[TASK TO COMPLETE]: Reproduce exactly, and nothing else, the lines from the one that contains "Rebuild this chart" through the one that contains "43, 37.5, 32]". Leave the pictures out.

Rows from a dataset of charts and code:
------------------------------------------------------------------------

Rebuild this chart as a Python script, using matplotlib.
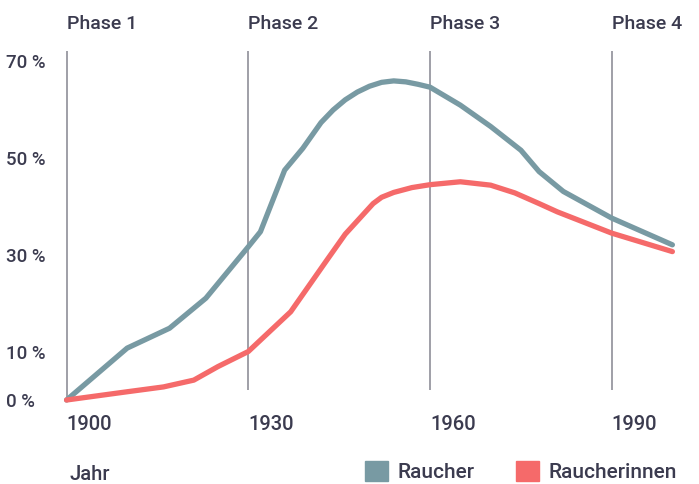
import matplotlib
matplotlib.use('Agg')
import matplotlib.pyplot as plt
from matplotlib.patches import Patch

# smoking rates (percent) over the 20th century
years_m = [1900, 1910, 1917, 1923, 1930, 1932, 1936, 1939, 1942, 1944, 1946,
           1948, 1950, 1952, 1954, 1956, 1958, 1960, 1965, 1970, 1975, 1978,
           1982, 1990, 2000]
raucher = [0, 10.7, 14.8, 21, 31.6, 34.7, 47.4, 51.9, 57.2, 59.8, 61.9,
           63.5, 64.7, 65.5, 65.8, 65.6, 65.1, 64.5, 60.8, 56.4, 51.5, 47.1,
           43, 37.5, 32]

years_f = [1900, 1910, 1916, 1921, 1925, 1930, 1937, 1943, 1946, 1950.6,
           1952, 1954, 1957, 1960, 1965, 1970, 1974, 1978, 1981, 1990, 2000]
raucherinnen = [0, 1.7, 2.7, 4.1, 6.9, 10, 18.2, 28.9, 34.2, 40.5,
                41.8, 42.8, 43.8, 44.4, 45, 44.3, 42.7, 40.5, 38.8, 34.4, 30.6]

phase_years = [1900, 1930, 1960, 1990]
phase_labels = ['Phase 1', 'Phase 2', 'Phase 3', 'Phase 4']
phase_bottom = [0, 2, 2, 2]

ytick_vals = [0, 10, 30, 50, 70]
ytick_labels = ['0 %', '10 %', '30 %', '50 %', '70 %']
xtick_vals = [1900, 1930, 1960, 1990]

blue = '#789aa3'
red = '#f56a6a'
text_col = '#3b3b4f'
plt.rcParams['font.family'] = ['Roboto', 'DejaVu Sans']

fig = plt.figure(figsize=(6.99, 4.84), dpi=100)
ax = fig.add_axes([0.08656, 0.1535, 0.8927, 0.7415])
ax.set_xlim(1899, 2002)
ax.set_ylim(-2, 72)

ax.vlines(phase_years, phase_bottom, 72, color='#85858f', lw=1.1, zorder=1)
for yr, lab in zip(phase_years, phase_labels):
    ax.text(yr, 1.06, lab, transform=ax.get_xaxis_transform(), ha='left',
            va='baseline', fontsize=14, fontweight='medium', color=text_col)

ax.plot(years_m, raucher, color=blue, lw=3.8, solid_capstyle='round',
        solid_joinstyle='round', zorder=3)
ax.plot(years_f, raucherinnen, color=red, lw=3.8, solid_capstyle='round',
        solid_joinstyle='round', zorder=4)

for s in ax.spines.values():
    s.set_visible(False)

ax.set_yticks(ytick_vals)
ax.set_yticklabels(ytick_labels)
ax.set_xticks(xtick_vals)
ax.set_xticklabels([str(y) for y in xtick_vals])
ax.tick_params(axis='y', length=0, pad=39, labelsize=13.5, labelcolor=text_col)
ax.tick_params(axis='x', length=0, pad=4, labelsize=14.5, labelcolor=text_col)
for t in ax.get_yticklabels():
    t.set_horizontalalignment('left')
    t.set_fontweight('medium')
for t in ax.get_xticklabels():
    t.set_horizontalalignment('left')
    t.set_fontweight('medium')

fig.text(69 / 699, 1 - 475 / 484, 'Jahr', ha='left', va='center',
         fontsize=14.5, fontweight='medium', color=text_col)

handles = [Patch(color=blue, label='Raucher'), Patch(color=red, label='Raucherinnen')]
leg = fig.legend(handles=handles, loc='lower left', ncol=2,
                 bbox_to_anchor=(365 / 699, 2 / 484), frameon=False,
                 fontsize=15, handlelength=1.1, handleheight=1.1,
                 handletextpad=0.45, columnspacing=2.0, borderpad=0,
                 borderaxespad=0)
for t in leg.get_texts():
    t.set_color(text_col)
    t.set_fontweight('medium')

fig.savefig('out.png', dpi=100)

------------------------------------------------------------------------

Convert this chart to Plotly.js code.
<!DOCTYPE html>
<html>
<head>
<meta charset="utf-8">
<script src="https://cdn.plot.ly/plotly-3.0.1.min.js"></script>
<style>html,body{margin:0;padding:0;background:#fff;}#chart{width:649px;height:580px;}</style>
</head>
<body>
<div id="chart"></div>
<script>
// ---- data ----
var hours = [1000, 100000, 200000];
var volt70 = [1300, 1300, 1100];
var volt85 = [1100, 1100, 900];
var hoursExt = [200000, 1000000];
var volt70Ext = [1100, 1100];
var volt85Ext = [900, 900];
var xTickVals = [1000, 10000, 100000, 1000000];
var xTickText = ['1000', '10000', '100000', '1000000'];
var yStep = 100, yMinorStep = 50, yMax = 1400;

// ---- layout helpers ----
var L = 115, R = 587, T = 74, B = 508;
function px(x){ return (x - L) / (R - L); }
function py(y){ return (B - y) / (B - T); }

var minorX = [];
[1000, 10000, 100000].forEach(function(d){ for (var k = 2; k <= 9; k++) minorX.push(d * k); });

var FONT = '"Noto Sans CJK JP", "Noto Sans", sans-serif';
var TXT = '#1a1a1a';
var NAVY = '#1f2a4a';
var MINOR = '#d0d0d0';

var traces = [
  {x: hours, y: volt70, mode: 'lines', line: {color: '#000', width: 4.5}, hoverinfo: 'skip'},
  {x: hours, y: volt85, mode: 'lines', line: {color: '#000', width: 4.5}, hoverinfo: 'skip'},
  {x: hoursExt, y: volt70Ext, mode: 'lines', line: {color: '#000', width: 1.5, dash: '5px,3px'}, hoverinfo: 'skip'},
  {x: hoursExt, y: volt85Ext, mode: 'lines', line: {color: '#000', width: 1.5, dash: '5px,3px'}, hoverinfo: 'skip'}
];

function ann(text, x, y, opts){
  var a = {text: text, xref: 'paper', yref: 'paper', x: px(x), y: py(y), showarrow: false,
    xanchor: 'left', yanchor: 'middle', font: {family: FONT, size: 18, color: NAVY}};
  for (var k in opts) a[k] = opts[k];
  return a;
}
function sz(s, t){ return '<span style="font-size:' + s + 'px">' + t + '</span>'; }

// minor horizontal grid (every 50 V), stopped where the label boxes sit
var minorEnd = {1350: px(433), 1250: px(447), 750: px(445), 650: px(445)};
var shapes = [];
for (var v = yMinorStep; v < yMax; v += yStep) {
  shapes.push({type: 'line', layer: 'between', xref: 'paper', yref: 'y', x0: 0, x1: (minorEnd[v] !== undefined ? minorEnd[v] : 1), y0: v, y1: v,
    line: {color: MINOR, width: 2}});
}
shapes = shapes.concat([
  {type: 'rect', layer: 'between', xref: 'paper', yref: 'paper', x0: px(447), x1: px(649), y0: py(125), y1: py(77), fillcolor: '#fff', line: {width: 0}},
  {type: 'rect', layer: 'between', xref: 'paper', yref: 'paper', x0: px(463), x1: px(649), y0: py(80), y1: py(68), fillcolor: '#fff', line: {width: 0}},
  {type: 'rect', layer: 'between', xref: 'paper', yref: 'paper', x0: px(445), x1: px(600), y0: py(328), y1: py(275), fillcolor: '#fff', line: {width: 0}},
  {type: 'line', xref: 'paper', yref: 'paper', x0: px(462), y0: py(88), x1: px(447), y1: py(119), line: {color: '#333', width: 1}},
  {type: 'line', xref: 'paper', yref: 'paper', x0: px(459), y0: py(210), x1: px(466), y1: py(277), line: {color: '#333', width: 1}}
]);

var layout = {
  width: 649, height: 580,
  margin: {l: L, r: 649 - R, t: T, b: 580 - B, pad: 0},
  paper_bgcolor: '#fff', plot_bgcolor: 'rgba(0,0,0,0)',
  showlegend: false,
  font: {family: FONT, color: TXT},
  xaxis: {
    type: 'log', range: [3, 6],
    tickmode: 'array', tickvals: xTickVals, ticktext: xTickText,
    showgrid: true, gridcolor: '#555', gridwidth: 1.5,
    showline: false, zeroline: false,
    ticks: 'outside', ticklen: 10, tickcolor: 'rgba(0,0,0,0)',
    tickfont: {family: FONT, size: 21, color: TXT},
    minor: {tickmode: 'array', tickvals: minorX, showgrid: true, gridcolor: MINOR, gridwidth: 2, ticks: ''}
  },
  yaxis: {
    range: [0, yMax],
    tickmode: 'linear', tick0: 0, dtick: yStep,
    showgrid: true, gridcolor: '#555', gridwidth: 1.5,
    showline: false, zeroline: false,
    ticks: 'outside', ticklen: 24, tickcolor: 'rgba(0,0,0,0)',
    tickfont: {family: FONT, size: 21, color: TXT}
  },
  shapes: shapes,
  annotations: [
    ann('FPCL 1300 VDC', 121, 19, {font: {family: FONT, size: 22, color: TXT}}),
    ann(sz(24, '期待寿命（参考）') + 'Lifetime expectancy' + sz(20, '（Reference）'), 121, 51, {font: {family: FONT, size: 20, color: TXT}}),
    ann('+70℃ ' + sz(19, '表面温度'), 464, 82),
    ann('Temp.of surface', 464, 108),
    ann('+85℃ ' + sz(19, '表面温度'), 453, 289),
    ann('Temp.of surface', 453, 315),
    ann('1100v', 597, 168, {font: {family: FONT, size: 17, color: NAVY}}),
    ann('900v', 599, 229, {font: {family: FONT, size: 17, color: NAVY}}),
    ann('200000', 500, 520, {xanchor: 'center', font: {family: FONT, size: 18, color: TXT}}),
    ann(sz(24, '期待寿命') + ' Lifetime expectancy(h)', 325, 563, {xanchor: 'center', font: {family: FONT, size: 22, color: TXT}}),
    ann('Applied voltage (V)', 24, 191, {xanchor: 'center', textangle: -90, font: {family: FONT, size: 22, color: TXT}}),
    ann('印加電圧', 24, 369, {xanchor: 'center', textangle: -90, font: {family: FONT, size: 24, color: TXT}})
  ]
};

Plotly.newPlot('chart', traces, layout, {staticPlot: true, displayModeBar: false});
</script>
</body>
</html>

------------------------------------------------------------------------

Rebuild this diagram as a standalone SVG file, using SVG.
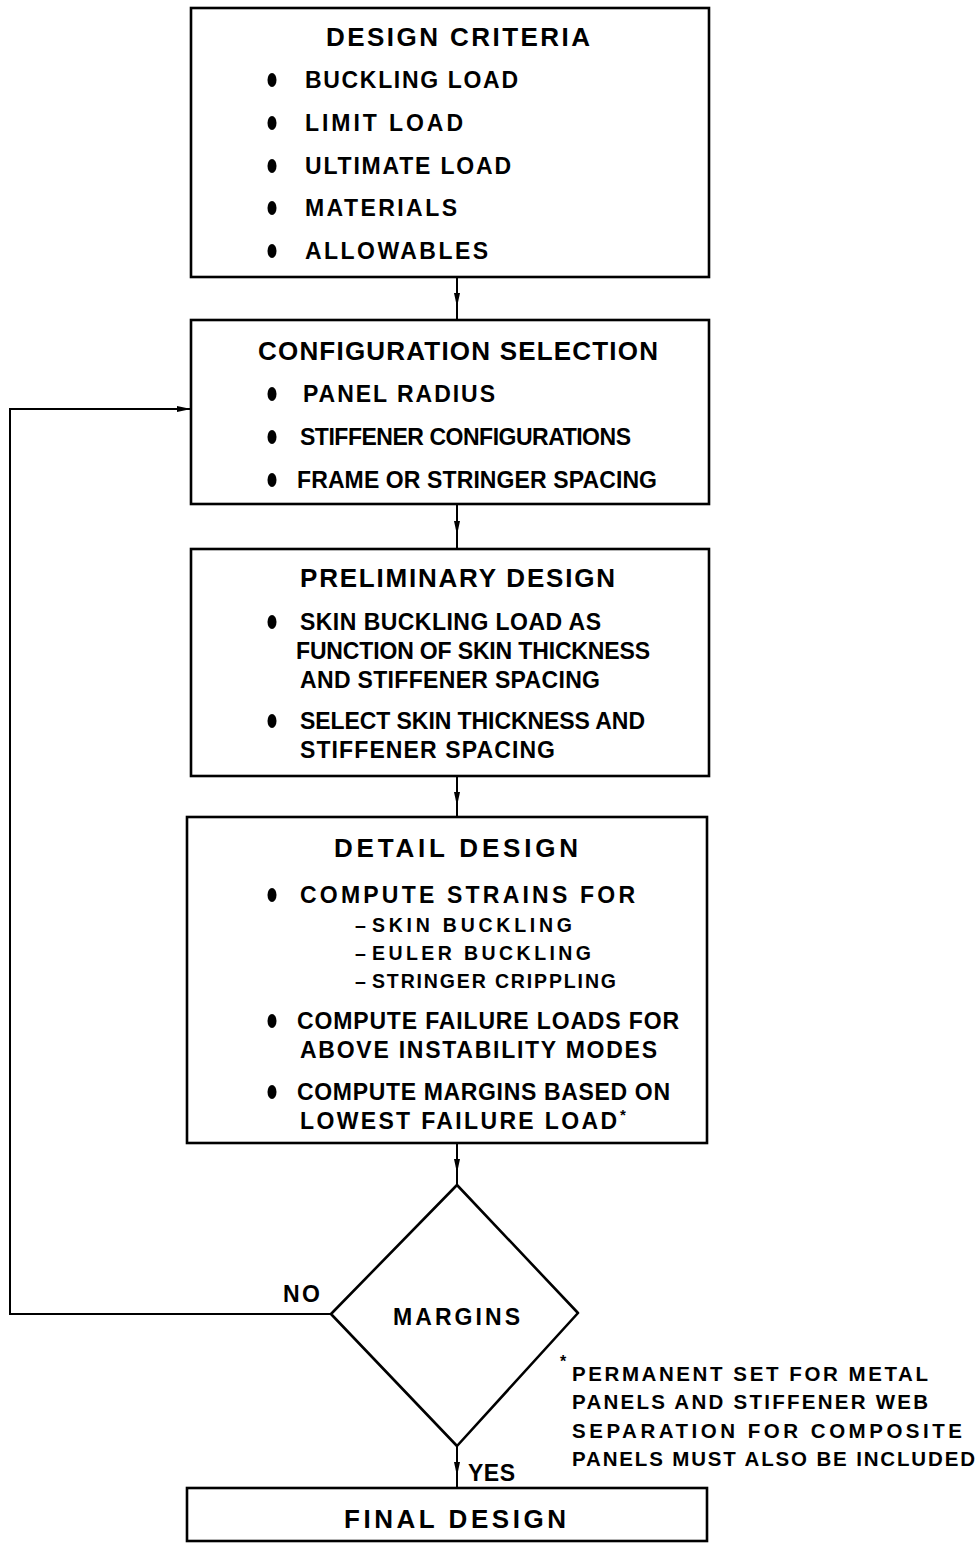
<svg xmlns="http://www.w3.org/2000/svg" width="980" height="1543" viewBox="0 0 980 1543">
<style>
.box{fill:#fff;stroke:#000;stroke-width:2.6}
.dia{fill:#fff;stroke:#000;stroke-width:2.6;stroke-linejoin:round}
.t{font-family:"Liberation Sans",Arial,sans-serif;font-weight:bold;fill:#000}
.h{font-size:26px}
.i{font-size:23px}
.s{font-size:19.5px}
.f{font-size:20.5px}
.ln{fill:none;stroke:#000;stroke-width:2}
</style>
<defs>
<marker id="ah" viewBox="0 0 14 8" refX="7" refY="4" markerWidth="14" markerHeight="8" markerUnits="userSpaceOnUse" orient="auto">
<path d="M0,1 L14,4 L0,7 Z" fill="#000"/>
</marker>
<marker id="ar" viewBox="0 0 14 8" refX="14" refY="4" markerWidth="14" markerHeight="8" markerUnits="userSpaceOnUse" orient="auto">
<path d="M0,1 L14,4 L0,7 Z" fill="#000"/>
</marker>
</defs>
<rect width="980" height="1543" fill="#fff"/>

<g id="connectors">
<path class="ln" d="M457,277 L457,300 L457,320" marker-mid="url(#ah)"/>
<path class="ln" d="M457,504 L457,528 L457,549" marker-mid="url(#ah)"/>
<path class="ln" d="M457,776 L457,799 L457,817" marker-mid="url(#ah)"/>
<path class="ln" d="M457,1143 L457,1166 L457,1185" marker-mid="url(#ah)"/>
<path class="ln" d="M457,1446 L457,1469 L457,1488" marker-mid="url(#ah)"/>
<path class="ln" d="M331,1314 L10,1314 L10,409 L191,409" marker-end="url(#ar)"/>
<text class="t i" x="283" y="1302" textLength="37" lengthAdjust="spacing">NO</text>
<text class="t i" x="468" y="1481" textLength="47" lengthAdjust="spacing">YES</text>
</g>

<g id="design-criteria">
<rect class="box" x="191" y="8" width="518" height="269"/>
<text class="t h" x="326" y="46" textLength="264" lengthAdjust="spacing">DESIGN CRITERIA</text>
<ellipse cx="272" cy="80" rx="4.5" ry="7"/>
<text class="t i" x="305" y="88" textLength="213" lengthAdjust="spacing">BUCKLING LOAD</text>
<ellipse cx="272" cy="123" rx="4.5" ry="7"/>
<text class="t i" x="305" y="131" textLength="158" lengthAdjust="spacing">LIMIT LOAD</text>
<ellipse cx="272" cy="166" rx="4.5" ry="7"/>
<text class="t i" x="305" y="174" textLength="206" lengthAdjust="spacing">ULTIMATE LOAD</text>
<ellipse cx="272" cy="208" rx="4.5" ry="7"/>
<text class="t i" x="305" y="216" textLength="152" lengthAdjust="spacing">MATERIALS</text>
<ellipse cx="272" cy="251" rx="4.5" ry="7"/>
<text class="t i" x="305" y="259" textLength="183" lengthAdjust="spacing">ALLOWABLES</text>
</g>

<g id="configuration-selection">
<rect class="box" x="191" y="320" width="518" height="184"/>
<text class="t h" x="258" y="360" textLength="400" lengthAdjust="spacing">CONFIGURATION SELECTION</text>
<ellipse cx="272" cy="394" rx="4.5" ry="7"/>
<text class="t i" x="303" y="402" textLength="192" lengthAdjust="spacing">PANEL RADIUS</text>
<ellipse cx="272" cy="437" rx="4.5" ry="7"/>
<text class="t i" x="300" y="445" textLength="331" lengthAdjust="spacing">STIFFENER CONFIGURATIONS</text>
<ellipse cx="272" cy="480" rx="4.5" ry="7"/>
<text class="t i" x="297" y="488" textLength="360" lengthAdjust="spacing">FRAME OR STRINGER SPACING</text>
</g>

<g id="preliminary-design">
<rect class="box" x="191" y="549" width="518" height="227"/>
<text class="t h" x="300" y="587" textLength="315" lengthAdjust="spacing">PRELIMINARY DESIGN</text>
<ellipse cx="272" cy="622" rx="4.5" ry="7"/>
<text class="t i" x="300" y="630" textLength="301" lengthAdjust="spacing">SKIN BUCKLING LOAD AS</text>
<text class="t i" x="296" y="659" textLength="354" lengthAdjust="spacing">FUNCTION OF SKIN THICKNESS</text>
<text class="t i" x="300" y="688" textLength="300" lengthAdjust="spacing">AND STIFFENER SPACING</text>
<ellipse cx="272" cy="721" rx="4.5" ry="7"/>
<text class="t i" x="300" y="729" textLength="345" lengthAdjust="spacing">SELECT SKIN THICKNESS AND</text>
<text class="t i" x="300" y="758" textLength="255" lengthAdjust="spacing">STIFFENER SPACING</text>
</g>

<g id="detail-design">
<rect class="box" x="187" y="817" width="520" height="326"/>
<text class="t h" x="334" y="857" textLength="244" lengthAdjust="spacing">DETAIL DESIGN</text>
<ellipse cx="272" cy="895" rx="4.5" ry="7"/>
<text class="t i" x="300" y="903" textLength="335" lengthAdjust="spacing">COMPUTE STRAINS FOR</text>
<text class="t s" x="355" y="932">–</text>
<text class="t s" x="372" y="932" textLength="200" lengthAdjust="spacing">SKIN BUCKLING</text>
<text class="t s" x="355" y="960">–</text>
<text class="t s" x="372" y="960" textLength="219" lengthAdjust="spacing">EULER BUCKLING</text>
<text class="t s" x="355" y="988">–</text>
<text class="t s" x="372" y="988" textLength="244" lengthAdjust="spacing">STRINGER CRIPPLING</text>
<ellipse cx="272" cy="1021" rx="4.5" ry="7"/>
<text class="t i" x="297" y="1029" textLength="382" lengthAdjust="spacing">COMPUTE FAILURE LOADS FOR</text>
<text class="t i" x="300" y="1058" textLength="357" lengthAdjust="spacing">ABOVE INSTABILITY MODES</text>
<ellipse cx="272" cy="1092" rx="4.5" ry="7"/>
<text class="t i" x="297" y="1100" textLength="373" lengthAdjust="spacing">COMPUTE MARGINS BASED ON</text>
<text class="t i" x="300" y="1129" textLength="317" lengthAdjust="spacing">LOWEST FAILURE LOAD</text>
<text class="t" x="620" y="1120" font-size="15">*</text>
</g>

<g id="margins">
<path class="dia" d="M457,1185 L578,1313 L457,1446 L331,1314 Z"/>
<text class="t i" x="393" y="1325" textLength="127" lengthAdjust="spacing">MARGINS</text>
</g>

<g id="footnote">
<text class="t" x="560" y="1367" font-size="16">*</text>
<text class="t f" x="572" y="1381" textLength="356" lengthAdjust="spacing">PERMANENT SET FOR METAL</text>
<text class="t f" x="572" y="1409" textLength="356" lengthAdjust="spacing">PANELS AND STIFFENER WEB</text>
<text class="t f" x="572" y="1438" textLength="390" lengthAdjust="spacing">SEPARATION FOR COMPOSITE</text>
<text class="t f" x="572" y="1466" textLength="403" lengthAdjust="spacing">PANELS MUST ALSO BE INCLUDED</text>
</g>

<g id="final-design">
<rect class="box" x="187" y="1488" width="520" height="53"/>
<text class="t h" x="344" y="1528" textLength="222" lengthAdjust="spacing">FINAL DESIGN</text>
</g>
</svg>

------------------------------------------------------------------------

[ANSWER BELOW]:
Rebuild this chart as a Python script, using matplotlib.
import matplotlib
matplotlib.use('Agg')
import matplotlib.pyplot as plt
from matplotlib.patches import Patch

# smoking rates (percent) over the 20th century
years_m = [1900, 1910, 1917, 1923, 1930, 1932, 1936, 1939, 1942, 1944, 1946,
           1948, 1950, 1952, 1954, 1956, 1958, 1960, 1965, 1970, 1975, 1978,
           1982, 1990, 2000]
raucher = [0, 10.7, 14.8, 21, 31.6, 34.7, 47.4, 51.9, 57.2, 59.8, 61.9,
           63.5, 64.7, 65.5, 65.8, 65.6, 65.1, 64.5, 60.8, 56.4, 51.5, 47.1,
           43, 37.5, 32]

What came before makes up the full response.